Nous publions ci-dessous, pour le présenter, des extraits d’un article de Renaud Lambert, publié par Le Monde diplomatique (Acrimed)

« Vous ne pouvez impulser un changement social si la parole est monopolisée par l’autre [1]. » Dans le contexte de révolution démocratique que connaît le Venezuela, la question des rapports entre médias et société se pose avec une acuité toute particulière. Les médias traditionnels privés) [2], et notamment les cinq grandes chaînes de télévision du pays - Venevisión, RCTV, Globovisión, Televen et CMT -, donnent de la société une image qui surprend tout visiteur acceptant de sortir des quartiers chics de l’est de Caracas. A l’écran, les peaux sont blanches, les maquillages très « tendance », les coupes de cheveux irréprochables. Bercé par la ronde des biens de consommation, on y témoigne des affres de l’amour déçu, trahi ou fécond que connaissent des conducteurs de 4 x 4 et de coupés sport. Bref, alors que plus de 60 % de la population vit dans la pauvreté, on s’y sent plus proche de Miami que des quartiers populaires de Petare ou Catia, trop pauvres, il est vrai, pour intéresser les annonceurs.

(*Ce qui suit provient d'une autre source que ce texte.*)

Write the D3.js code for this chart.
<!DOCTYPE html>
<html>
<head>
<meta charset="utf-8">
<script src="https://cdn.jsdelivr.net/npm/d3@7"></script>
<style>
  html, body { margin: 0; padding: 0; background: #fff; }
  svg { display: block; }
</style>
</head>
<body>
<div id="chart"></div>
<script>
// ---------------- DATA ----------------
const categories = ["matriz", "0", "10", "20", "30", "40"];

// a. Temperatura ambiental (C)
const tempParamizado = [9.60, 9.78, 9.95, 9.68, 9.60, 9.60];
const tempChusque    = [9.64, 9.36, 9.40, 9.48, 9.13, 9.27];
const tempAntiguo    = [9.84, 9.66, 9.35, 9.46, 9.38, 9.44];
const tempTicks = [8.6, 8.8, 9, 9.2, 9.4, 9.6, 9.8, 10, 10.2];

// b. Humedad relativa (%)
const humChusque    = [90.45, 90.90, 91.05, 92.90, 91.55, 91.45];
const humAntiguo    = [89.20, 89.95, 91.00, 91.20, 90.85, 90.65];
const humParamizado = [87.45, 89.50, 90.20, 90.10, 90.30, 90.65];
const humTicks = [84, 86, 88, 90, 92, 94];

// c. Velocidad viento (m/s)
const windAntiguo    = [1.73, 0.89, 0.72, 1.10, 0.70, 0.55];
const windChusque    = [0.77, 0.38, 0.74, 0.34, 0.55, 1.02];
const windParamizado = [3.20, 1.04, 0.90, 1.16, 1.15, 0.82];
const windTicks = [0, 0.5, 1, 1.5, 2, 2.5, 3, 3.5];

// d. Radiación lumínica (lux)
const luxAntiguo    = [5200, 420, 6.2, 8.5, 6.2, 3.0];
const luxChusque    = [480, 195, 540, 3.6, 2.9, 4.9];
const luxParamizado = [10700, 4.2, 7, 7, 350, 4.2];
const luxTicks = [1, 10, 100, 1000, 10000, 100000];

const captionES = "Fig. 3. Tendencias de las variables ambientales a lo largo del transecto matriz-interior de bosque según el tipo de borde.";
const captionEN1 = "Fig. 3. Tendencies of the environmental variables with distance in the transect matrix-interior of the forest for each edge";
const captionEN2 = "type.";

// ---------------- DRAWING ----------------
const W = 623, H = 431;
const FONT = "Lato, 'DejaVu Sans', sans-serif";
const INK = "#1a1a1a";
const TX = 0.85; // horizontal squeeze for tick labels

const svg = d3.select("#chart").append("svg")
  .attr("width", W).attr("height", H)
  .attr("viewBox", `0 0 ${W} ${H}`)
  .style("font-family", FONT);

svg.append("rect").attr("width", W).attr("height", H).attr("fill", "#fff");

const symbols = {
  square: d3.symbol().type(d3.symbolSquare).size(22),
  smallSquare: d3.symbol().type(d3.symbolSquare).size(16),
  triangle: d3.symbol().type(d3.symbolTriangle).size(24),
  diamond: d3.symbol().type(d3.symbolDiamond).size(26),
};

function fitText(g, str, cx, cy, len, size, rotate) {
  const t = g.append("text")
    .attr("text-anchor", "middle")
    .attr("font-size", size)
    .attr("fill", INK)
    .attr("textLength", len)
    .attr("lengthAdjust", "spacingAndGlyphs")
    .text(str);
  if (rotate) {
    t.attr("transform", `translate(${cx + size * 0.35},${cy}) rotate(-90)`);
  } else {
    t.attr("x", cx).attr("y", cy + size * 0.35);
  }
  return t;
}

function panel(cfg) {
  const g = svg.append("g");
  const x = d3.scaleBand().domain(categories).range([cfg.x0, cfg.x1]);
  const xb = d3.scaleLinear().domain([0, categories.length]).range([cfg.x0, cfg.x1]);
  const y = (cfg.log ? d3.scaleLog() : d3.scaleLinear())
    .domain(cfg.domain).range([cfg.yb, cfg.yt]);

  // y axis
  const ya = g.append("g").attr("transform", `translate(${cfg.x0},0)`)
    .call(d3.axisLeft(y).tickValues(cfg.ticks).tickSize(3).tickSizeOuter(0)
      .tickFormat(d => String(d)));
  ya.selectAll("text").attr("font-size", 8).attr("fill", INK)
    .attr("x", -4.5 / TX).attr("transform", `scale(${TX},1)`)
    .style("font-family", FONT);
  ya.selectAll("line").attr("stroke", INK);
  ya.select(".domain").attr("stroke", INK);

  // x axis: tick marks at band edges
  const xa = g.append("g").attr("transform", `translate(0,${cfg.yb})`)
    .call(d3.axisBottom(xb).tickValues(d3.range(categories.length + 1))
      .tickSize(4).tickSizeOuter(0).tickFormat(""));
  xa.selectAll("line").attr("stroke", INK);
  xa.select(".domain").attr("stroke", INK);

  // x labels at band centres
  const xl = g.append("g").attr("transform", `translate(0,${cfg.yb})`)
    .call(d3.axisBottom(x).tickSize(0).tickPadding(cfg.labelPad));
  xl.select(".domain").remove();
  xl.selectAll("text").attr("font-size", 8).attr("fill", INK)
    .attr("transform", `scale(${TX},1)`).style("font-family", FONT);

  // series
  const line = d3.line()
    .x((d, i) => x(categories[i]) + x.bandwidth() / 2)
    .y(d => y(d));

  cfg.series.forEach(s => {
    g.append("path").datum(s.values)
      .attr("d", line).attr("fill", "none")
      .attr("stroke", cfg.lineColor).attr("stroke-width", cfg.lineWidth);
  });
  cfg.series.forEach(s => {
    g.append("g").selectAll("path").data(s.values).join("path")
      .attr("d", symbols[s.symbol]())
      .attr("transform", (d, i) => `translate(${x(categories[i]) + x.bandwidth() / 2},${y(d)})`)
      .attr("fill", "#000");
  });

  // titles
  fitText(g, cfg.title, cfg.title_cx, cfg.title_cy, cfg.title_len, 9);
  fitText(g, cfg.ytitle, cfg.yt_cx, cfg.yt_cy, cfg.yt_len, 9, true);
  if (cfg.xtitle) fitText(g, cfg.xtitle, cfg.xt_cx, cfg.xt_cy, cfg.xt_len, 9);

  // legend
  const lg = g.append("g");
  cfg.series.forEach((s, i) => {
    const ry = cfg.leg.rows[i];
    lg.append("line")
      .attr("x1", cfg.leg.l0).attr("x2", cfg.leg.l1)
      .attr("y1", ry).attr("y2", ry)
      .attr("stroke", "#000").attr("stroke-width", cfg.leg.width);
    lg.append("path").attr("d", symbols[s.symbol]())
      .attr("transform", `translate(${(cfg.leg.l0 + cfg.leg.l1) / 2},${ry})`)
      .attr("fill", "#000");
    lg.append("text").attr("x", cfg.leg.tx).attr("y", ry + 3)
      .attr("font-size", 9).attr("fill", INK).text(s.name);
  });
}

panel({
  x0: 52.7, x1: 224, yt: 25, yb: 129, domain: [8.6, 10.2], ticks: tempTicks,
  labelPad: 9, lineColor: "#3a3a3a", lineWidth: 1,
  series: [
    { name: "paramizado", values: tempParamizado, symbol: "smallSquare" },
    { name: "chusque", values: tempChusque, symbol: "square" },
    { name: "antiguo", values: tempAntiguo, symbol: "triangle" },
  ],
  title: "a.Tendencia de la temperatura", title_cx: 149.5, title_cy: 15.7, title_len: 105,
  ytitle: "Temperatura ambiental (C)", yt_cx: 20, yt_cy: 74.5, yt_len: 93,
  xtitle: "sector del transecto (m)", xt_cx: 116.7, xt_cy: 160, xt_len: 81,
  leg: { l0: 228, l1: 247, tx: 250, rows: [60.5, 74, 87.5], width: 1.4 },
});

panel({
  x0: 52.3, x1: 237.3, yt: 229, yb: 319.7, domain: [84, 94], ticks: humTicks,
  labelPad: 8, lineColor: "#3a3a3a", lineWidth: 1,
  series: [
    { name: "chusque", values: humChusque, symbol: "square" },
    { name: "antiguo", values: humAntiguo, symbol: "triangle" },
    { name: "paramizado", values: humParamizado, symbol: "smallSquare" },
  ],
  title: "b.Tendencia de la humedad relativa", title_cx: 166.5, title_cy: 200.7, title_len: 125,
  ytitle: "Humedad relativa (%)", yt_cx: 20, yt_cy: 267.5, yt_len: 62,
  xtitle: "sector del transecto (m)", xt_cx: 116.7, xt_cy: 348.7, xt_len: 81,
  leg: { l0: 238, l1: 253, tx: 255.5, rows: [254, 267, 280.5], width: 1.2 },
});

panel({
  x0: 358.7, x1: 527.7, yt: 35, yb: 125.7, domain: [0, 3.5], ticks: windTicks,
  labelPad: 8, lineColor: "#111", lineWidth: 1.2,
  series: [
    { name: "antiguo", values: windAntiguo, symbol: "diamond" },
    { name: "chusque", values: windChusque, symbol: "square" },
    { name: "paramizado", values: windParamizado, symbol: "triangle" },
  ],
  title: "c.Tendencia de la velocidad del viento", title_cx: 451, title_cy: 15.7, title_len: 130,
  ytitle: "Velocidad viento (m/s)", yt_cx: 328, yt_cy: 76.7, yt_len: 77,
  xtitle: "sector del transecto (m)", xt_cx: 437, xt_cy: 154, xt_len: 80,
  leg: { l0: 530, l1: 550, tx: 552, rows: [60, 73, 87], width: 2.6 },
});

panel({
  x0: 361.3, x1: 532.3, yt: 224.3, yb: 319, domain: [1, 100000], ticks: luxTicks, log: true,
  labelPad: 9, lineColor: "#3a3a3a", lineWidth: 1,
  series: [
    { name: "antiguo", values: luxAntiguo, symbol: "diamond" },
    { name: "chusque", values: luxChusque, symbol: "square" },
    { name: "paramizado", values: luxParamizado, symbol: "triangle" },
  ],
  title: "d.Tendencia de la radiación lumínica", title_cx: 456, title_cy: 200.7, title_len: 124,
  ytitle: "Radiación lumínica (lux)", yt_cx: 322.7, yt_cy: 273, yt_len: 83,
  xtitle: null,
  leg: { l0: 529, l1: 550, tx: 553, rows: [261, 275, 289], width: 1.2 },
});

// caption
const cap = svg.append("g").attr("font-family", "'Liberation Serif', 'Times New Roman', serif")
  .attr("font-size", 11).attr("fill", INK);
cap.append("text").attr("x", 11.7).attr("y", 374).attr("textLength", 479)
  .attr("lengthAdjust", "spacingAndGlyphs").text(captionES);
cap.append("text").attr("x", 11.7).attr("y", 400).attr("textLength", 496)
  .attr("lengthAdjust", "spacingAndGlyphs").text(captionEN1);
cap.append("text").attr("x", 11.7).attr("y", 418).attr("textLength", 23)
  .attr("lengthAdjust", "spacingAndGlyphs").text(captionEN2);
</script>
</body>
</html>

Aux mains d’intérêts financiers liés à l’ancienne oligarchie, se substituant à une opposition politique affaiblie par les défaites électorales et les divisions, les médias ont orchestré les différentes campagnes de déstabilisation auxquelles le gouvernement du président Hugo Chávez a dû faire face [3]. Ce dernier les a-t-il fait fermer pour autant ? A-t-il tenté de les museler, comme l’en accuse assez régulièrement la presse internationale ? Il s’est contenté, pour briser cette « dictature médiatique », de légaliser les organes de communication communautaires qui n’étaient guère que tolérés ou clandestins jusque-là [4].

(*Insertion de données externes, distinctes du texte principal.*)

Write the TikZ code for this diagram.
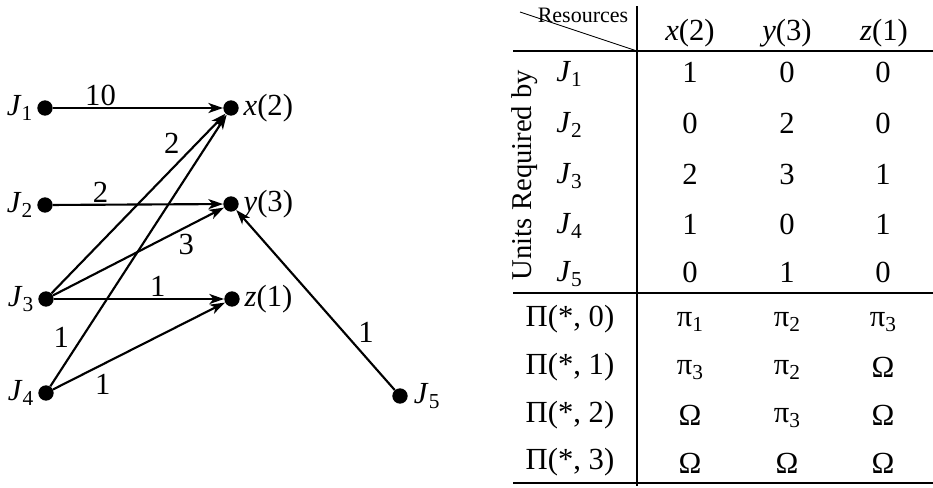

Nous sommes en 2000. M. Chávez est en visite à Catia, l’un des quartiers les plus pauvres de Caracas. Dans son article 98, la nouvelle Constitution - qui instaure la cinquième République - vient de reconnaître que le droit à la communication est l’un des outils fondamentaux de la participation citoyenne. Toutefois, issue de la quatrième République, la loi qui réglemente le secteur des médias est toujours en vigueur. « Qu’entendez-vous par télévision communautaire ? », demande le président, vivement intéressé, à la jeune femme qui vient de l’interroger, se réclamant de ce type de média - illégal selon la loi - fonctionnant à Catia. « On veut créer un contre-pouvoir, démythifier le langage des médias. Montrer que ce sont des instruments, qu’ils doivent être entre les mains des gens. » Quelques mois plus tard, M. Chávez inaugurera officiellement ce qui va devenir la chaîne de télévision Catia TVe.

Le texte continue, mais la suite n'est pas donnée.